New Hair Education Laws Are Tackling the 'Texture Gap'
On July 1, a new Connecticut law requiring that cosmetology and barber schools include textured hair in their curriculum went into effect.
The mandate is a step forward in closing the "texture gap," a lack of knowledge and representation of curly, coily, and kinky hair types. This gap results in clients with textured hair — who are often BIPOC — receiving subpar service from hairdressers who haven't been trained to work with non-straight hair. In some cases, curly-haired clients are turned away entirely.

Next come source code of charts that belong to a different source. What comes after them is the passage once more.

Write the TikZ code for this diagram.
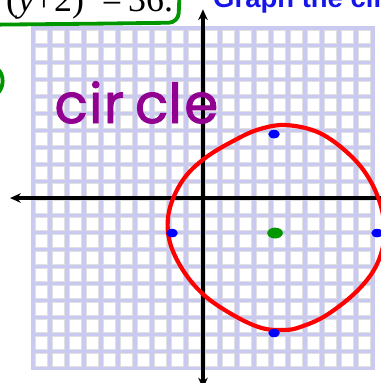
\documentclass[tikz,border=0pt]{standalone}
\usepackage{fontspec}
\newfontfamily\serifeq{Liberation Serif}
\newfontfamily\sanstitre{Liberation Sans}
\newfontfamily\mainlevee[FakeBold=1.5]{Poppins}
\usepackage{xcolor}
\usepackage{tikz}
\usetikzlibrary{arrows.meta, shapes.geometric}
\definecolor{grille}{RGB}{202,202,240}
\definecolor{vertfeutre}{RGB}{0,150,0}
\definecolor{mauve}{RGB}{145,0,145}
\definecolor{bleutitre}{RGB}{20,20,235}

\begin{document}
\begin{tikzpicture}[x=0.5cm, y=0.5cm, >={Stealth[length=9pt, width=8pt]},
    bpt/.style={ellipse, fill=blue, inner sep=0pt, minimum width=0.34cm, minimum height=0.25cm},
    gpt/.style={ellipse, fill=vertfeutre, inner sep=0pt, minimum width=0.46cm, minimum height=0.32cm}]
  \useasboundingbox (-11.94,-10.88) rectangle (10.47,11.65);
  \clip (-11.94,-10.88) rectangle (10.47,11.65);

  % Quadrillage
  \fill[grille] (-10.12,-10.12) rectangle (10.12,10.12);
  \foreach \i in {-10,...,9} {
    \foreach \j in {-10,...,9} {
      \filldraw[fill=white, draw=black!12, line width=0.5pt]
        (\i+0.13, \j+0.13) rectangle (\i+0.87, \j+0.87);
    }
  }

  % Axes
  \draw[<->, line width=2.8pt] (-11.35, 0) -- (11.1, 0);
  \draw[<->, line width=2.8pt] (0, -11.2) -- (0, 11.1);

  % Cercle trace a main levee
  \draw[red, line width=3.5pt] plot[smooth cycle, tension=0.6] coordinates {
      (4.94, 4.29) (6.88, 3.82) (8.65, 2.53) (9.82, 1.06) (10.53, -0.71)
      (10.65, -2.47) (10.12, -4.12) (8.94, -5.59) (7.18, -6.94) (5.71, -7.59)
      (4.82, -7.76) (3.47, -7.65) (1.88, -6.94) (0.12, -5.76) (-1.18, -4.24)
      (-1.98, -2.47) (-1.98, -0.71) (-1.18, 1.06) (0.12, 2.35) (1.88, 3.41)
      (3.35, 4.06)
  };

  % Centre et points du cercle
  \node[gpt] (ctr) at (4.24, -2.06) {};
  \node[bpt] (pN) at (4.18, 3.76) {};
  \node[bpt] (pS) at (4.18, -7.94) {};
  \node[bpt] (pW) at (-1.82, -2.06) {};
  \node[bpt] (pE) at (10.24, -2.06) {};

  % Mot ecrit a la main
  \node[anchor=base west, inner sep=0pt, text=mauve, font=\mainlevee\fontsize{46}{46}\selectfont]
      (mot) at (-8.75, 4.41) {c\kern1pt i\kern1pt r\kern9pt c\kern0pt l\kern2pt e};

  % Equation encadree (coupee en haut)
  \node[anchor=base east, inner sep=0pt, font=\serifeq\fontsize{30}{30}\selectfont]
      (eq) at (-1.75, 11.0)
      {+(\textit{y}+2)\raisebox{0.6em}{\fontsize{20}{20}\selectfont 2}\,=\,36.};
  \draw[vertfeutre, line width=3.2pt, rounded corners=8pt]
      (-12.2, 10.2) -- (-6, 10.26) -- (-1.45, 10.32) -- (-1.38, 12);
  \draw[vertfeutre, line width=3.2pt]
      (-12.1, 7.6) .. controls (-11.68, 7.3) and (-11.68, 6.5) .. (-12.1, 6.15);

  % Consigne
  \node[anchor=base west, inner sep=0pt, text=bleutitre, font=\sanstitre\bfseries\fontsize{23}{23}\selectfont]
      (titre) at (0.59, 11.18) {Graph the cir};
\end{tikzpicture}
\end{document}
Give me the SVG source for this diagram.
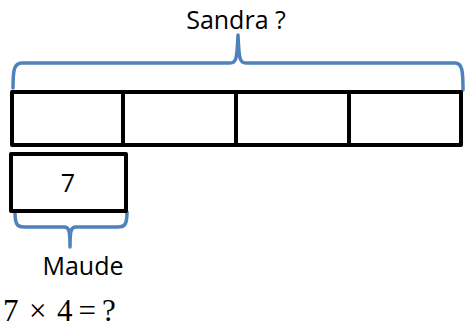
<svg xmlns="http://www.w3.org/2000/svg" width="466" height="327" viewBox="0 0 466 327">
<style>
.box{fill:#fff;stroke:#000;stroke-width:4;stroke-linejoin:round}
.brace{fill:none;stroke:#4f81bd;stroke-width:3.5;stroke-linejoin:round;stroke-linecap:round}
.lbl{font-family:"Open Sans","Noto Sans",sans-serif;font-size:25px;fill:#000}
.math{font-family:"Liberation Serif",serif;font-size:31px;fill:#000}
</style>
<rect width="466" height="327" fill="#fff"/>
<g id="connectors">
<path class="brace" d="M13,88 C13,70 14,63 22,63 L230,63 C236,63 237,60 238,35 C239,60 240,63 246,63 L455,63 C462,63 463,70 463,90"/>
<path class="brace" d="M15,212 C15,224 17,227 24,227 L64,227 C69,227 70,230 70,247 C70,230 71,227 76,227 L118,227 C125,227 127,224 127,212"/>
</g>
<g id="label-sandra"><text class="lbl" x="236" y="29" text-anchor="middle">Sandra ?</text></g>
<g id="bar-sandra">
<rect class="box" x="12" y="92" width="111" height="53"/>
<rect class="box" x="123" y="92" width="113" height="53"/>
<rect class="box" x="236" y="92" width="113" height="53"/>
<rect class="box" x="349" y="92" width="112" height="53"/>
</g>
<g id="bar-maude">
<rect class="box" x="11" y="154" width="115" height="57"/>
<text class="lbl" x="68" y="192" text-anchor="middle">7</text>
</g>
<g id="label-maude"><text class="lbl" x="83" y="275" text-anchor="middle">Maude</text></g>
<g id="equation">
<text class="math" y="321"><tspan x="3">7</tspan><tspan x="29">×</tspan><tspan x="57">4</tspan><tspan x="78.5">=</tspan><tspan x="102">?</tspan></text>
</g>
</svg>
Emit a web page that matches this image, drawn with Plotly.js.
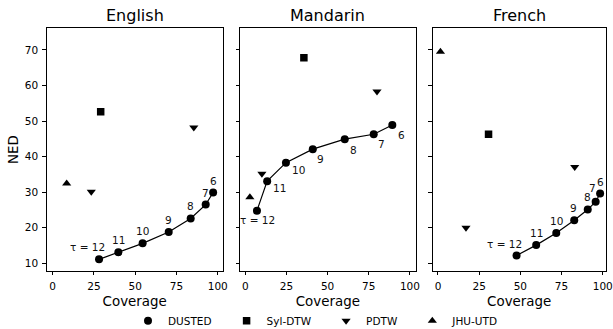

The texture gap also means that hairstylists looking to work with Black hairstyles like braids, locs, and twists must often seek additional training outside of cosmetology school — in states that haven't enacted hair education laws, these institutions aren't required to teach hairdressers, barbers, or cosmetologists how to work with all hair types.
Now, it seems states are beginning to realize that overlooking clients with textured hair constitutes a form of race-based discrimination. And it's not just Connecticut — in recent years, Louisiana, New York, and Minnesota have also signed laws requiring that cosmetology students learn how to cut, style, and treat textured hair.
This sort of legislation is a plus on all sides of the equation — clients with textured hair will be able to walk into any salon for service, ultimately boosting business for hairdressers.
Ending hair-based discrimination seems like a no-brainer, but laws championing the cause have yet to be implemented on a federal level. Hair education laws are an outgrowth of the CROWN Act, a law that prohibits discrimination based on hair texture and style. Currently, 26 states have passed the CROWN Act — over half the country, but hardly the entirety.
In June, congresswoman Nydia Velázquez introduced the Texture Positive Act, a measure that would incentivize textured hair education at cosmetology schools across the country.
In a press release, Veláquez summed up why the bill is necessary: The "lack of trained professionals not only hurts communities of color that tend to have textured hair, but it also does a disservice to professionals’ post-cosmetology school careers when they enter the workforce and lack the techniques to service diverse clientele."